The Utah senator complained that the Facebook tag on his post “sounds a whole lot more like state-run media announcing the party line than a neutral company as it purports to be.” He added, “This kind of editorializing insulates people from the truth, and it insinuates that anyone concerned about voter fraud must be crazy. It also states it as if it were an irrefutable, neutral objective fact.”

Lee said such concerns may be out of the political mainstream at the headquarters of Facebook and Twitter, “but they’re not out of the mainstream with the rest of America.”

He added that he hopes such “manipulation” is unintentional, but it’s getting harder and harder for me to accept the premise that it could be anything but intentional. And if it was intentional, it’s yet more evidence that Facebook’s actions surrounding this election [are] incongruent with the promises that you’ve made to your own users” to be politically neutral.

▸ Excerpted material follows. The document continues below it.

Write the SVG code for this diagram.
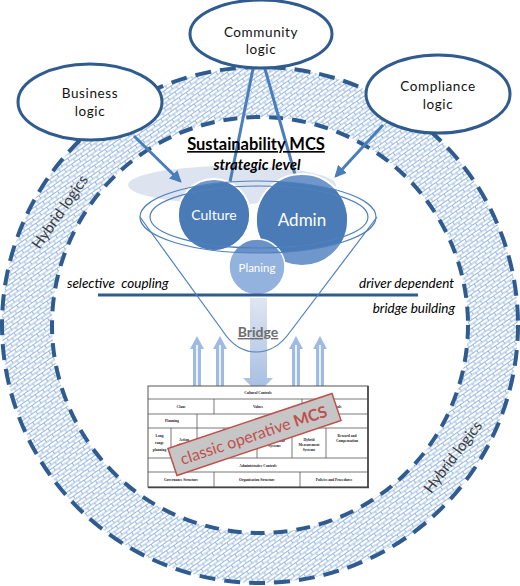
<svg xmlns="http://www.w3.org/2000/svg" width="520" height="586" viewBox="0 0 520 586">
<style>
.lbl{font-family:Lato,"Open Sans",sans-serif;fill:#000}
.logic{font-family:Lato,"Open Sans",sans-serif;font-size:13.5px;fill:#111;text-anchor:middle;letter-spacing:0.6px}
.hyb{font-family:Lato,"Open Sans",sans-serif;font-size:15px;fill:#3a3a3a;text-anchor:middle}
.node{fill:#fff;stroke:#2f5b8f;stroke-width:3}
.arr{stroke:#4a7ebb;stroke-width:3;fill:none}
.fun{fill:none;stroke:#4f81bd;stroke-width:1.2}
.ct{font-family:Lato,"Open Sans",sans-serif;fill:#fff;text-anchor:middle}
.tb{font-family:"Liberation Serif",serif;font-size:3.6px;font-weight:bold;fill:#222;text-anchor:middle}
.tl{stroke:#555;stroke-width:0.8;fill:none}
.it{font-family:Lato,"Open Sans",sans-serif;font-size:13.5px;font-style:italic;fill:#000}
</style>
<defs>
<pattern id="brick" width="9" height="7" patternUnits="userSpaceOnUse" patternTransform="rotate(-35)">
<rect width="9" height="7" fill="#fff"/>
<path d="M0,0.5H9M0,4H9M0.5,0.5V4M5,4V7.5" stroke="#8db1de" stroke-width="0.9" fill="none"/>
</pattern>
<marker id="ah" viewBox="0 0 10 10" refX="8" refY="5" markerWidth="4" markerHeight="4" orient="auto" markerUnits="strokeWidth">
<path d="M0,0L10,5L0,10z" fill="#4a7ebb"/>
</marker>
<linearGradient id="bg" x1="0" y1="0" x2="0" y2="1">
<stop offset="0" stop-color="#dfe6f1"/>
<stop offset="1" stop-color="#a4bde1"/>
</linearGradient>
<clipPath id="fc"><ellipse cx="258" cy="217" rx="118" ry="36"/></clipPath>
<g id="up">
<path d="M-4,387V349H-7L0,336L7,349H4V387z" fill="#9fbbe2"/>
<path d="M0,345V387" stroke="#fff" stroke-width="1.6"/>
</g>
</defs>

<g id="ring">
<path d="M2,325a258,258 0 1,0 516,0a258,258 0 1,0 -516,0zM52,325a208,208 0 1,0 416,0a208,208 0 1,0 -416,0z" fill="url(#brick)" fill-rule="evenodd"/>
<circle cx="260" cy="325" r="258" fill="none" stroke="#2f5b8f" stroke-width="4" stroke-dasharray="16 9"/>
<circle cx="260" cy="325" r="208" fill="none" stroke="#2f5b8f" stroke-width="4" stroke-dasharray="14 9"/>
<text class="hyb" transform="translate(60,212) rotate(-55)" dy="5">Hybrid logics</text>
<text class="hyb" transform="translate(453,457) rotate(-53)" dy="5">Hybrid logics</text>
</g>

<ellipse id="halo" cx="232" cy="185" rx="104" ry="19" fill="#dde4ef"/>

<g id="connectors">
<line class="arr" x1="134" y1="136" x2="180" y2="181" marker-end="url(#ah)"/>
<line class="arr" x1="253" y1="69" x2="230" y2="182"/>
<line class="arr" x1="265" y1="69" x2="296" y2="178"/>
<line class="arr" x1="383" y1="125" x2="336" y2="176" marker-end="url(#ah)"/>
</g>

<g id="funnel">
<g id="culture">
<circle cx="214" cy="215" r="36" fill="#6f97cc" stroke="#fff" stroke-width="2"/>
<circle cx="214" cy="215" r="35" fill="#4a7bb7" clip-path="url(#fc)"/>
<text class="ct" x="214" y="220" font-size="14">Culture</text>
</g>
<g id="admin">
<circle cx="302" cy="220" r="46" fill="#6f97cc" stroke="#fff" stroke-width="2"/>
<circle cx="302" cy="220" r="45" fill="#4a7bb7" clip-path="url(#fc)"/>
<text class="ct" x="302" y="226" font-size="17">Admin</text>
</g>
<g id="planing">
<circle cx="257" cy="267" r="28" fill="#93b3de" stroke="#fff" stroke-width="1.5"/>
<circle cx="257" cy="267" r="27" fill="#6a92c8" clip-path="url(#fc)"/>
<text class="ct" x="257" y="272" font-size="11.5" fill="#eef3fa">Planing</text>
</g>
<ellipse class="fun" cx="258" cy="217" rx="118" ry="36"/>
<ellipse class="fun" cx="259" cy="217" rx="109" ry="31"/>
</g>

<g id="title">
<text class="lbl" x="256" y="150" font-size="16.5" font-weight="bold" text-anchor="middle" text-decoration="underline">Sustainability MCS</text>
<text class="lbl" x="257" y="170" font-size="15" font-weight="bold" font-style="italic" text-anchor="middle">strategic level</text>
</g>

<g id="business"><ellipse class="node" cx="90" cy="102" rx="72" ry="38"/>
<text class="logic" x="90" y="98">Business</text><text class="logic" x="90" y="116">logic</text></g>
<g id="community"><ellipse class="node" cx="261" cy="34" rx="71" ry="34"/>
<text class="logic" x="261" y="37">Community</text><text class="logic" x="261" y="54">logic</text></g>
<g id="compliance"><ellipse class="node" cx="438" cy="94" rx="72" ry="39"/>
<text class="logic" x="438" y="91">Compliance</text><text class="logic" x="438" y="109">logic</text></g>

<g id="coupling">
<line x1="98" y1="295" x2="418" y2="295" stroke="#2f5b8f" stroke-width="3"/>
<text class="it" x="67" y="288" xml:space="preserve">selective  coupling</text>
<text class="it" x="454" y="288" text-anchor="end">driver dependent</text>
<text class="it" x="455" y="313" text-anchor="end">bridge building</text>
</g>

<g id="bridge">
<path d="M250,298H267V378H273L258,393L243,378H250z" fill="url(#bg)"/>
<path class="fun" d="M140,217L222,330Q236,352 256,352Q276,352 290,332L377,217"/>
<text x="258" y="337" font-family="Lato,'Open Sans',sans-serif" font-size="14" font-weight="bold" fill="#6d6d6d" text-anchor="middle" text-decoration="underline">Bridge</text>
<use href="#up" x="197"/>
<use href="#up" x="220"/>
<use href="#up" x="296"/>
<use href="#up" x="320"/>
</g>

<g id="mcs-table">
<rect x="148" y="386" width="220" height="101" fill="#fff" stroke="#555" stroke-width="1"/>
<path class="tl" d="M148,399H368M148,414H368M148,428H368M148,458H368M148,472H368"/>
<path class="tl" d="M214,399V414M302,399V414M197,414V428M171,428V458M197,428V458M224,428V458M257,428V458M292,428V458M326,428V458M214,472V487M300,472V487"/>
<path d="M368,386V488M148,487.5H369" stroke="#444" stroke-width="1.6"/>
<text class="tb" x="258" y="394">Cultural Controls</text>
<text class="tb" x="181" y="408">Clans</text>
<text class="tb" x="258" y="408">Values</text>
<text class="tb" x="335" y="408">Symbols</text>
<text class="tb" x="172" y="422">Planning</text>
<text class="tb" x="282" y="422">Cybernetic Controls</text>
<text class="tb" x="159.5" y="437">Long</text>
<text class="tb" x="159.5" y="444">range</text>
<text class="tb" x="159.5" y="451">planning</text>
<text class="tb" x="184" y="441">Action</text>
<text class="tb" x="184" y="446">planning</text>
<text class="tb" x="210.5" y="444">Budgets</text>
<text class="tb" x="240.5" y="439">Financial</text>
<text class="tb" x="240.5" y="444">Measurement</text>
<text class="tb" x="240.5" y="449">Systems</text>
<text class="tb" x="274.5" y="437">Non Financial</text>
<text class="tb" x="274.5" y="442">Measurement</text>
<text class="tb" x="274.5" y="447">Systems</text>
<text class="tb" x="309" y="441">Hybrid</text>
<text class="tb" x="309" y="446">Measurement</text>
<text class="tb" x="309" y="451">Systems</text>
<text class="tb" x="347" y="437">Reward and</text>
<text class="tb" x="347" y="442">Compensation</text>
<text class="tb" x="258" y="466.5">Administrative Controls</text>
<text class="tb" x="181" y="481">Governance Structure</text>
<text class="tb" x="257" y="481">Organisation Structure</text>
<text class="tb" x="334" y="481">Policies and Procedures</text>
</g>

<g id="classic-label" transform="translate(254.5,434.5) rotate(-18.5)">
<rect x="-86.5" y="-14.25" width="173" height="28.5" fill="#c6c6c6" stroke="#c0504d" stroke-width="1.5"/>
<text x="-1" y="6" font-family="Lato,'Open Sans',sans-serif" font-size="16" fill="#c0504d" text-anchor="middle">classic operative <tspan font-weight="bold">MCS</tspan></text>
</g>
</svg>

Facebook chief Mark Zuckerberg and Twitter CEO Jack Dorsey said repeatedly in the hearing that they tag or remove content found by third-party fact-checkers to be false, or that could benefit with links to other information to provide more context. They said their customers do not want false information online.

Lee brought up a few other instances where conservatives were tagged or blocked or had posts removed, where Facebook and Twitter have acknowledged they erred and tried to correct mistakes.

Zuckerberg told him, “Unfortunately, when we handle millions or billions of pieces of content a day, while we strive to to do as well as possible and be as precise as possible, we will make some mistakes.”

“I appreciate your acknowledgment of the fact that there are mistakes,” Lee said. “Those mistakes sure happen a whole lot more on one side of the political spectrum than the other.”

Pushing that political dagger in deeper, he added, “Maybe some of it has to do with your employees: 92.3% of Facebook employees who donated to federal candidates give to Democrats. At Twitter, it’s even more stark than that, as if it could get much more stark. But 99.3% of Twitter employees who donated to federal candidates gave to Democrats.”

Lee has attacked social media giants repeatedly in recent months. He has dangled the possibility of breaking up their possibly monopolies as chairman of the Senate Judiciary Antitrust Subcommittee, which oversees legislation about monopolies.